We did our best to stress-test this sanguine macro prognosis.  I made a compelling case for the coming China slowdown and its important implications for the overdone commodity bet.  The response was a great big yawn, with far more interest in a presentation of secular constraints on the supply side brilliantly articulated by my debating adversary, Wiktor Bielski, our European metals and mining analyst. 

Professor Niall Ferguson, who wowed the European version of this conference last June with his concerns over the fate of two globalizations — the one that came to a sickening end in the early 20th century and the current strain with many eerie parallels — grabbed the Lyford crowd with his “paradox of the newspaper.”  Shouldn’t we make more of an effort, he argued, to reconcile the sickening content of the news section with the sanguine stories of the business section?  “Nonsense,” said the Lyford crowd.  Geopolitical angst paled in comparison to the main event — globalization. 

A rapidly accelerating pace of cross-border integration of economies and markets should not be seen as a risk — even as pro-labor Democrats stormed the US Congress.  Instead, it was viewed as a one-way street to ever-greater prosperity by poor and rich countries, alike.  Globalization was the glue that cemented the unflinching enthusiasm over BRICs and commodities that permeated our discussions at Lyford Cay this year.

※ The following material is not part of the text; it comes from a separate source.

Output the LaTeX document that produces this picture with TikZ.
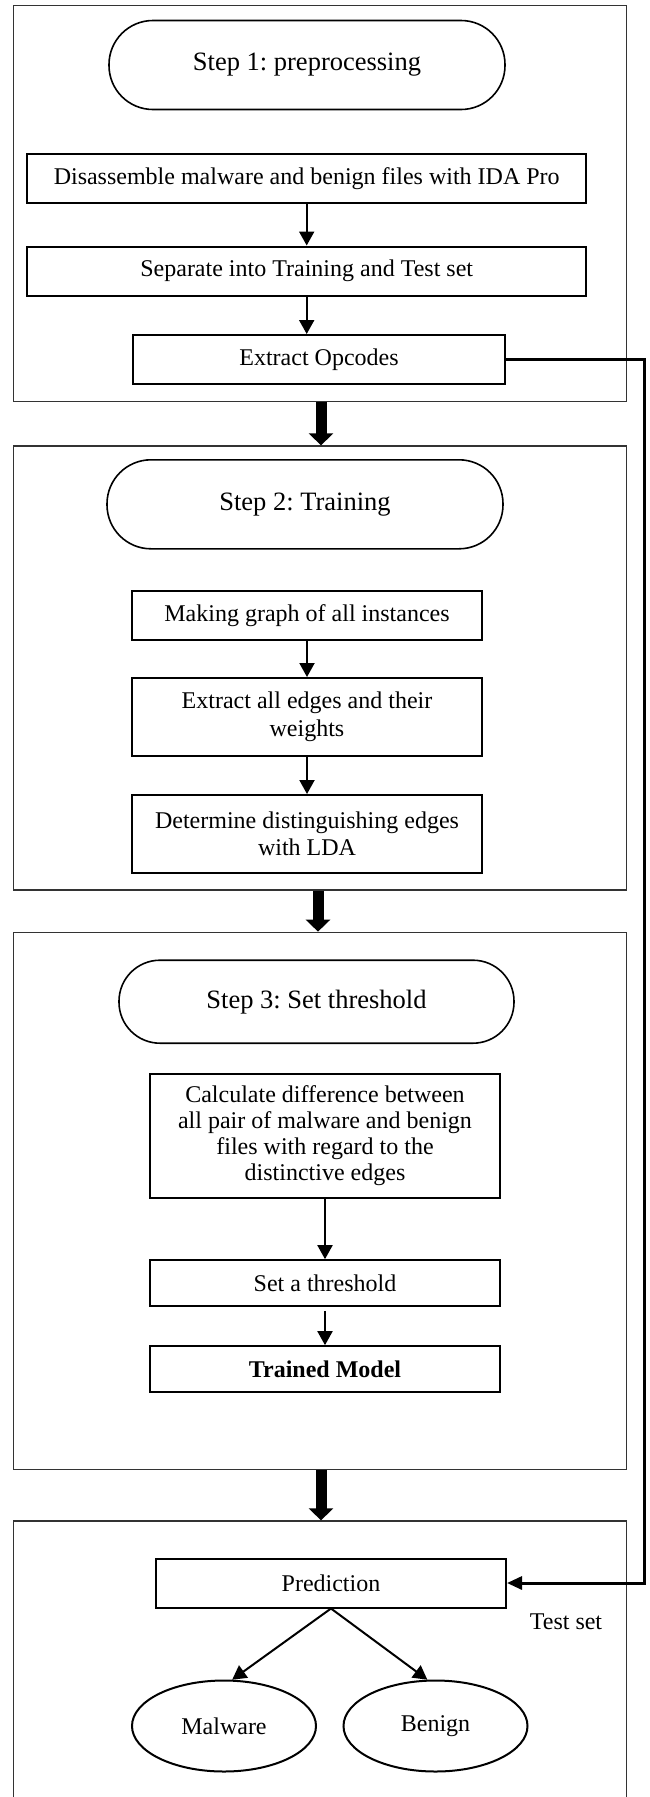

Instead, Niall Ferguson was seen as typical of the alarmists that I always seem to invite to this conference.  There was actually a request by one of the more seasoned investors to dispense altogether with an outside speaker next year, and instead offer a screening of “Mary Poppins.”  There was the usual hand-wringing over the credit explosion, as well as related angst over the explosion of credit derivatives, LBOs, and the levered loan market. 

But no one made a case why these trends couldn’t continue — especially in the context of the relatively benign interest rate climate that most were expecting.  Derivatives were not be feared, went the all-too-familiar refrain — they were the new “killer ap” of financial markets that slices up risk and distributes it widely to the masses.  With built-in shock absorbers like that, why worry?

Over the years, I have learned to read the Lyford consensus very carefully — and with great respect.  Of course, we have the inside joke of the fabled “curse of Lyford Cay” — i.e., that the strongest held view of the group usually turns out to be wrong.  Sometimes that turns out to be the case — the most recent such example was the dollar’s rebound in 2005 when, at the end of 2004, almost all of the crowd was lined up on the side of the boat that thought it would continue to decline.  But far more often than not, the debate at this conference gets right to the heart of the major issues the markets are grappling with. 

Like most groups, the crowd is heavily influenced by recent trends.  The US stock market has been on a tear in recent months, and the economy seems to be holding up just fine — at least so far — in the face of the bursting of another asset bubble.  The election has come and gone, and while the outcome was a shocker to most, there were few concerns that shifting political winds might derail this Teflon-like scenario.

In the end, the Lyford macro view all boiled down to a very simple observation: Liquidity was everywhere — holding the system together, keeping many of the assembled investors heavily involved in spread markets and unlikely to challenge the widely recognized excesses of the credit cycle.  As has been their wont, central banks were widely presumed to ride to the rescue in the event of any major disturbance in the credit cycle. 

In a low inflation world, this was not viewed as a moral hazard — but prudent management by the most powerful stewards of the global economy and world financial markets.  Literally nothing seemed to faze the Lyford crowd in November 2006.  Did someone say Mary Poppins?